Soda ash is a fundamental chemical compound widely utilized across numerous industries globally. This substance, which appears as a white, odorless powder, has been an important material in manufacturing since ancient times, with its use in glass-making dating back to the Romans and Egyptians. It is a highly versatile substance that quietly enables the production of thousands of everyday items. Its widespread application stems from its potent alkaline nature and its ability to react easily with other materials during industrial processes.
Chemical Formula and Nomenclature
The chemical formula for the compound commonly referred to as soda ash is \(Na_2CO_3\). This specific representation denotes anhydrous sodium carbonate, which is the form used in most industrial applications. The formula indicates that the molecule is composed of two sodium atoms, one carbon atom, and three oxygen atoms bonded together.
The systematic chemical name for soda ash is sodium carbonate, a salt of carbonic acid. In addition to its industrial name, it is also known by common names like washing soda or soda crystals, especially when referring to the hydrated form that contains water molecules within its structure.
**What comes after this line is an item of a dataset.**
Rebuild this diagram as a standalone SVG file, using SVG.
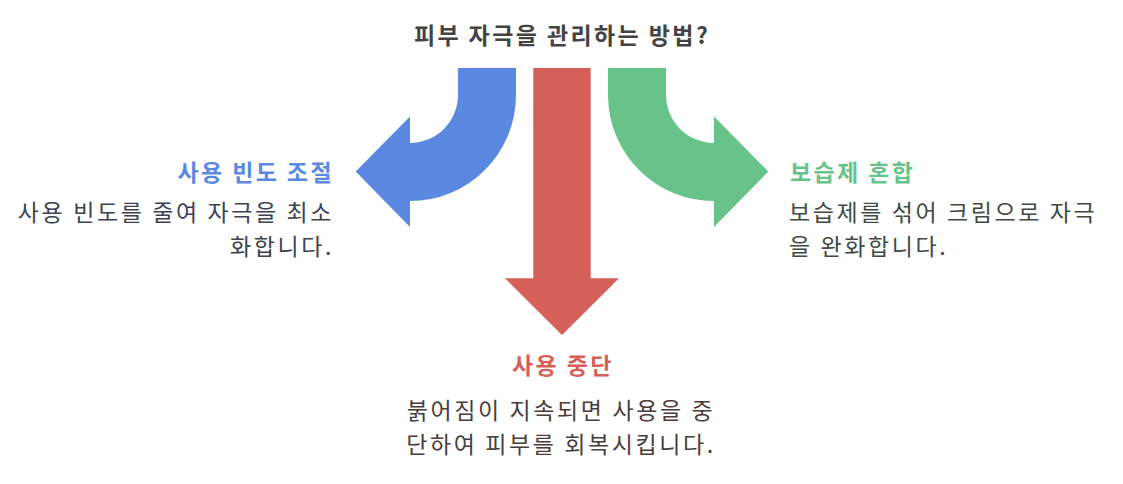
<svg xmlns="http://www.w3.org/2000/svg" width="1123" height="484" viewBox="0 0 1123 484">
<style>
text{font-family:"Noto Sans CJK KR","Noto Sans",sans-serif}
.t{font-size:23px;font-weight:bold;letter-spacing:2.4px}
.b{font-size:23px;letter-spacing:2.6px}
</style>
<rect width="1123" height="484" fill="#ffffff"/>
<g id="connectors">
<path id="arrow-blue" fill="#5b89e1" d="M458,68 L516,68 L516,95 A106,106 0 0 1 410,201 L410,227 L355.7,171.5 L410,116.5 L410,143 A48,48 0 0 0 458,95 Z"/>
<path id="arrow-red" fill="#d5605a" d="M533.3,68 L590.7,68 L590.7,278.3 L619,278.3 L562,335 L505,278.3 L533.3,278.3 Z"/>
<path id="arrow-green" fill="#67c389" d="M666,68 L608,68 L608,95 A106,106 0 0 0 714,201 L714,227 L768.3,171.5 L714,116.5 L714,143 A48,48 0 0 1 666,95 Z"/>
</g>
<g id="title"><text class="t" x="562" y="44" text-anchor="middle" fill="#434343">피부 자극을 관리하는 방법?</text></g>
<g id="node-left">
<text class="t" x="334" y="181" text-anchor="end" fill="#5b89e1">사용 빈도 조절</text>
<text class="b" text-anchor="end" fill="#3c4250"><tspan x="334" y="221">사용 빈도를 줄여 자극을 최소</tspan><tspan x="334" y="255">화합니다.</tspan></text>
</g>
<g id="node-right">
<text class="t" x="790" y="181" fill="#67c389">보습제 혼합</text>
<text class="b" fill="#3e4a43"><tspan x="789" y="221">보습제를 섞어 크림으로 자극</tspan><tspan x="789" y="255">을 완화합니다.</tspan></text>
</g>
<g id="node-bottom">
<text class="t" x="563" y="374" text-anchor="middle" fill="#d5605a">사용 중단</text>
<text class="b" text-anchor="middle" fill="#4a3c3c"><tspan x="561" y="419">붉어짐이 지속되면 사용을 중</tspan><tspan x="561" y="453">단하여 피부를 회복시킵니다.</tspan></text>
</g>
</svg>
Natural and Synthetic Production
Soda ash is sourced through two distinct methods: extraction from natural mineral deposits and synthetic production. The primary natural source is the mineral Trona, a double salt containing sodium carbonate, sodium bicarbonate, and water. The largest and purest deposits of Trona ore are found in the Green River Basin of Wyoming, USA, and parts of Turkey.
The natural method involves mining the Trona ore, dissolving it in water, and then processing the resulting brine through filtering, concentration, crystallization, and drying to obtain the final product. This natural extraction is generally simpler, less energy-intensive, and more cost-effective than synthetic routes.
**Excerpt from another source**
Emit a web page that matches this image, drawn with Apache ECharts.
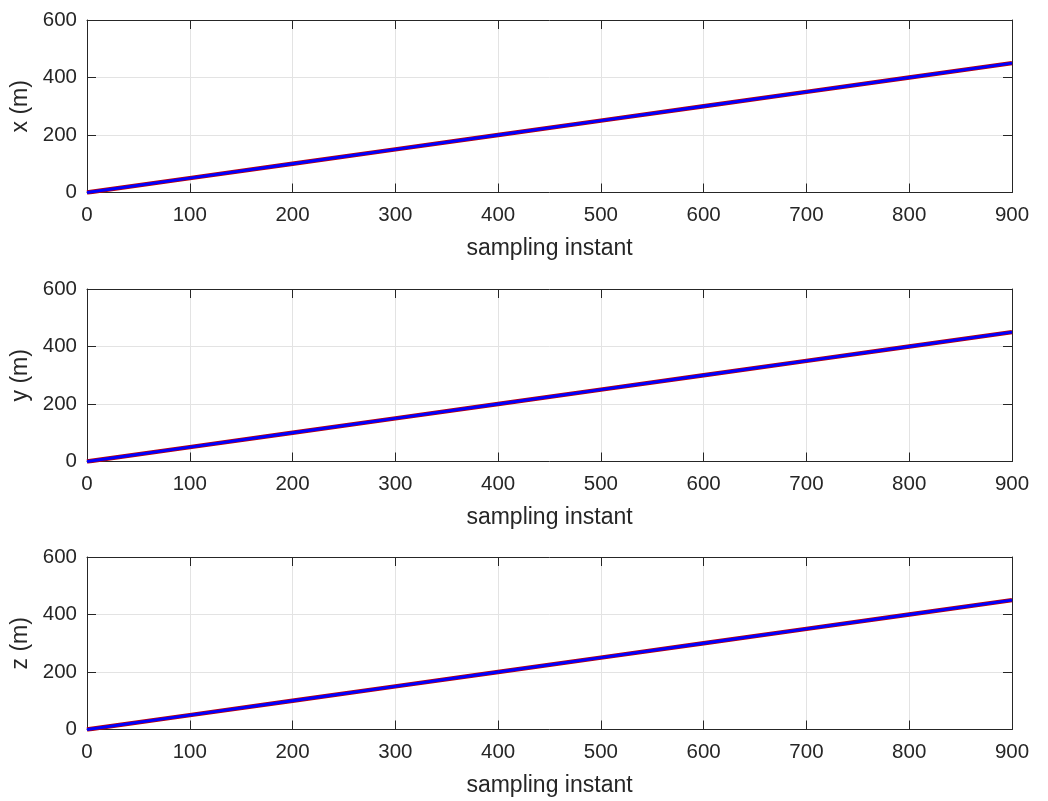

The synthetic approach is known as the Solvay process, or the ammonia-soda process. It uses common raw materials like brine (sodium chloride), limestone (calcium carbonate), and ammonia. The process reacts these materials to produce sodium bicarbonate, which is then heated (calcined) to yield the final sodium carbonate. Although the Solvay process remains a significant contributor to global production, the trend is moving toward natural mining due to the lower environmental burden and reduced production costs associated with Trona ore.
Essential Industrial Uses
The largest single application for soda ash is in the manufacture of glass, consuming well over half of the world’s total production. It functions as a flux, meaning it lowers the melting temperature of silica, the main component of sand used in glass-making. By reducing the required heat, soda ash allows manufacturers to save energy and decrease overall \(CO_2\) emissions during production.
Soda ash is also widely used in detergents and various cleaning products. Its alkaline nature allows it to neutralize acids and saponify fats, making it highly effective at removing stains and grease. It acts as a water softener by precipitating the calcium and magnesium ions responsible for water hardness, allowing surfactants to clean more effectively.
In water treatment, the compound is employed to adjust and regulate the pH levels of municipal and industrial water supplies. Its ability to neutralize acidity helps to prevent corrosion in piping systems. It also assists in the coagulation and flocculation processes, helping suspended particles and impurities clump together for easier filtering.